Intro to R programming
String Manipulation & Text Cleaning
Lab Section: Clean tweets, and prepare for bag of words examination
Day 2: Common Text Mining Visuals
Word Frequency & Term-Frequency Inverse Document Frequency (TF-IDF)
Term Document, & Document Term Matrices
Word Clouds – Comparison Clouds, Commonality Clouds
Other Visuals – Word Networks, Associations, Pyramid Plots, Treemaps
Lab Section: Create various visualizations with news articles
Day 3: Sentiment Analysis & Unsupervised Learning: Topic Modeling & Clustering
Sentiment Lexicons – Negation, Amplification, Valence Shifters,
K-Means & Spherical K-Means
Correlated Topic Modeling
Lab Section: Clustering Professional Resumes/CVs
Day 4: Supervised Learning: Document Classification
Elastic Net (Lasso & Ridge Regression)
Data Science Ethics – IBM Watson’s use of text for cancer diagnosis
Lab Section: Classify clickbait from news headlines
Day 5: OpenNLP & Text Sources
Named Entity Recognition
APIs, web-scraping basics, Microsoft Office documents
Afternoon Session: Final Examination (no lab)
Literature
Mandatory
- Text Mining in Practice with R by Ted Kwartler; Wiley & Sons Publishing
ISBN: 978-1-119-28201-3
- Two Data Ethics articles assigned at class to spur reflection for the ethics essay.
Supplementary / voluntary
None.
Mandatory readings before course start
- Read chapter 1 of Text Mining in Practive with R entitled “What is Text Mining?”
- Please install R & R Studio on your laptop prior to the 1st class. Be sure that these are working correctly and that external packages can be installed.
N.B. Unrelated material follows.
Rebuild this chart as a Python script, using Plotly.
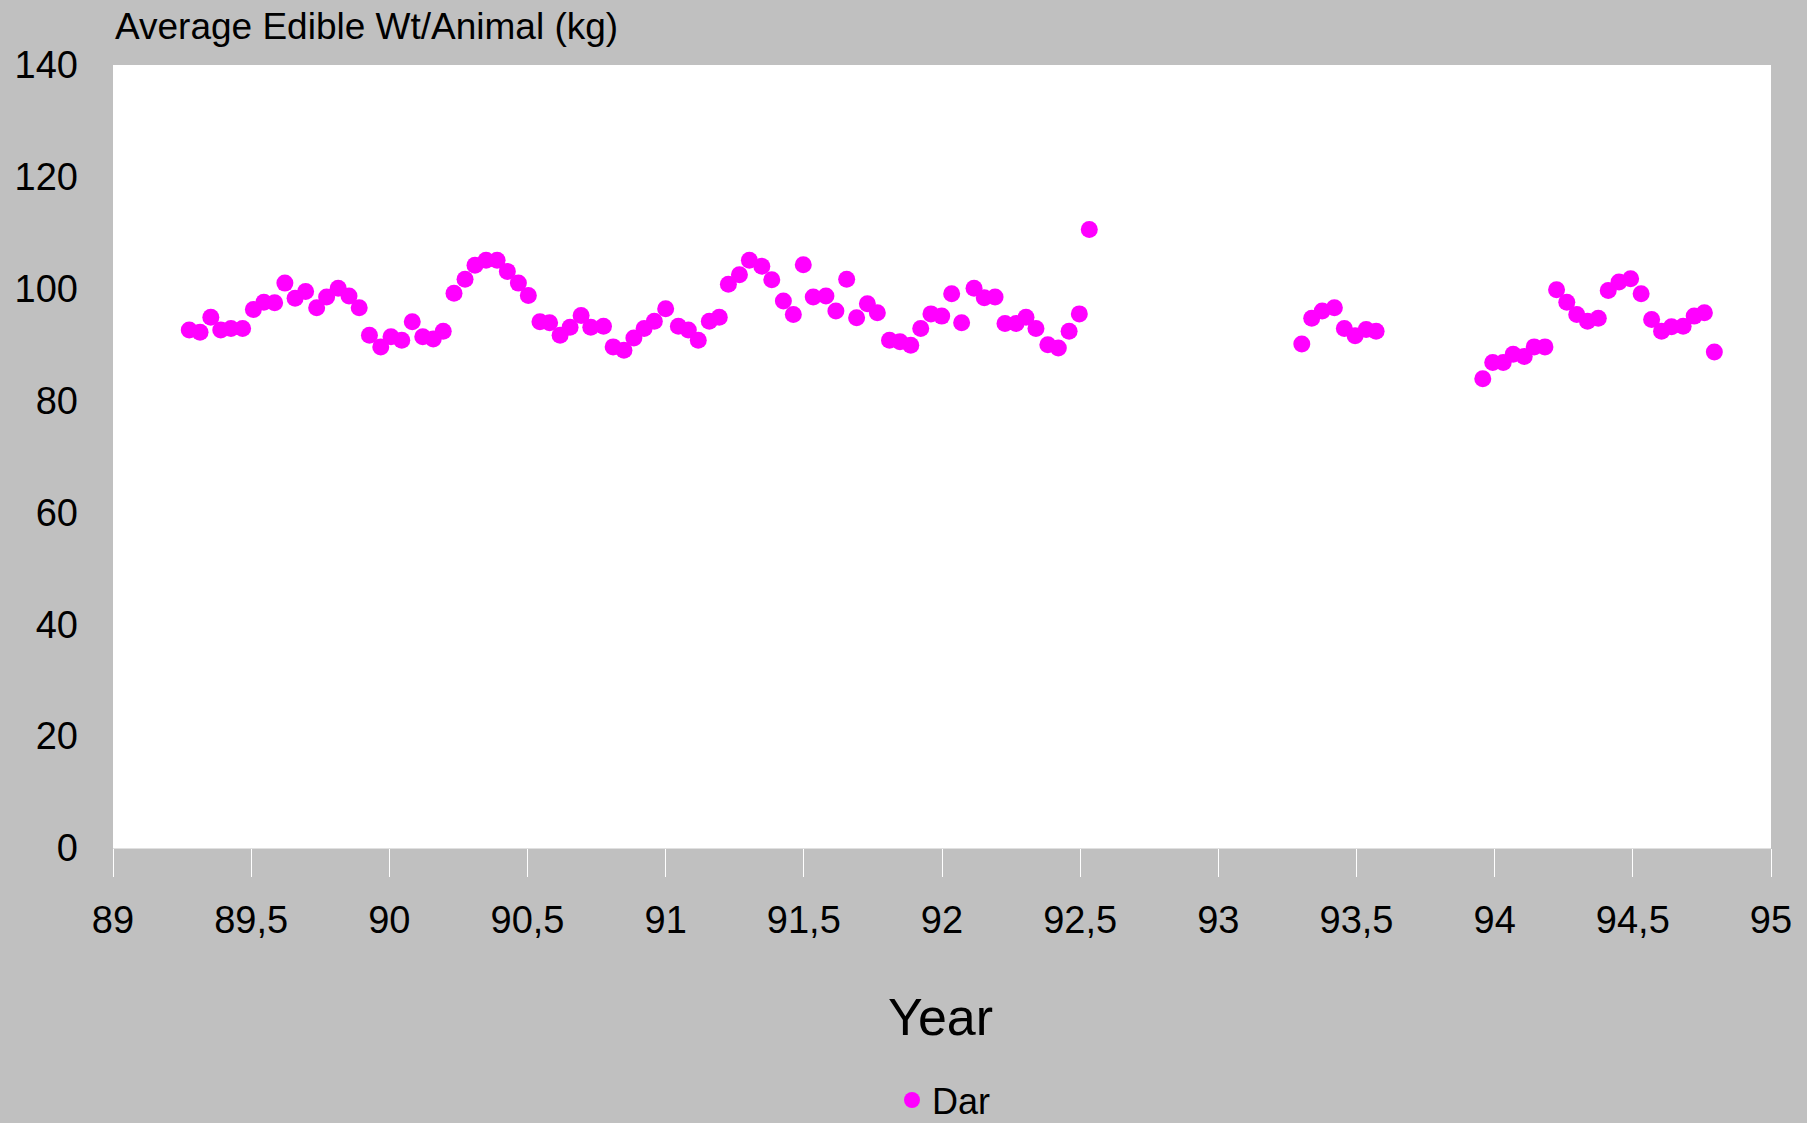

As a backup, sign up for an account at R-Studio’s cloud environment https://rstudio.cloud.
Examination part
20% Ethics Paper – Due at midnight at the last course day
- 500-750 word essay with personal reflection on the ethical implications of text mining research methods
80% Final Exam – Proctored on the final day of the week
- 30 multiple choice (2pts each),
- 1 of (20pts) code review section asking students to describe what and why specific code steps are being taken
- 4 of (5pts each) Short form questions/answers requiring 1 paragraph (2-4 sentences each)
Supplementary aids
Students may bring a hand written “index card” to the final examination period. It may be double sided, and should be functionally equivalent to the UK standard 3in by 5in notecard. Students may put any information they deem important for the final on their notecard and use it as a supplement during the exam. Use of an exam supporting notecard is optional.
Examination content
Topic |
Example Topic |
R Coding principles and basic functions |
how to read in data, and data types
|
Steps in a machine learning or analytical project workflow |
SEMMA EDA functions, partitioning if modeling |
Steps in a text mining workflow |
Problem statement> unorganized state> organized state |
R text mining libraries and functions |
which functions are appropriate for text uses |
Text Preprocessing Steps |
Why perform “cleaning” steps |
Bag of Words Text Processing |
What is Bag of Words? |
Sentiment analysis |
Lexicons, their application and implications for understanding author emotion |
Document Classification |
Elastic Net Machine Learning for document classification |
Topic Extraction |
Unsupervised machine learning for topic extraction – Kmeans, Spherical K Mean, Hierarchical Clustering |
Text as inputs for Machine Learning Algorithms |
Classification and Prediction using mixed training sets including extracted text features as independent variables |
Text Mining Visuals |
Word frequencies, disjoint comparisons, and other common visuals |
Names Entity Recognition |
Examples of named entities in large corpora |
Text Sources |
APIs, web scraping, OCR and other text sources |
Literature
The exam will be based on the lectures and mandatory assigned reading from Text Mining in Practice with R.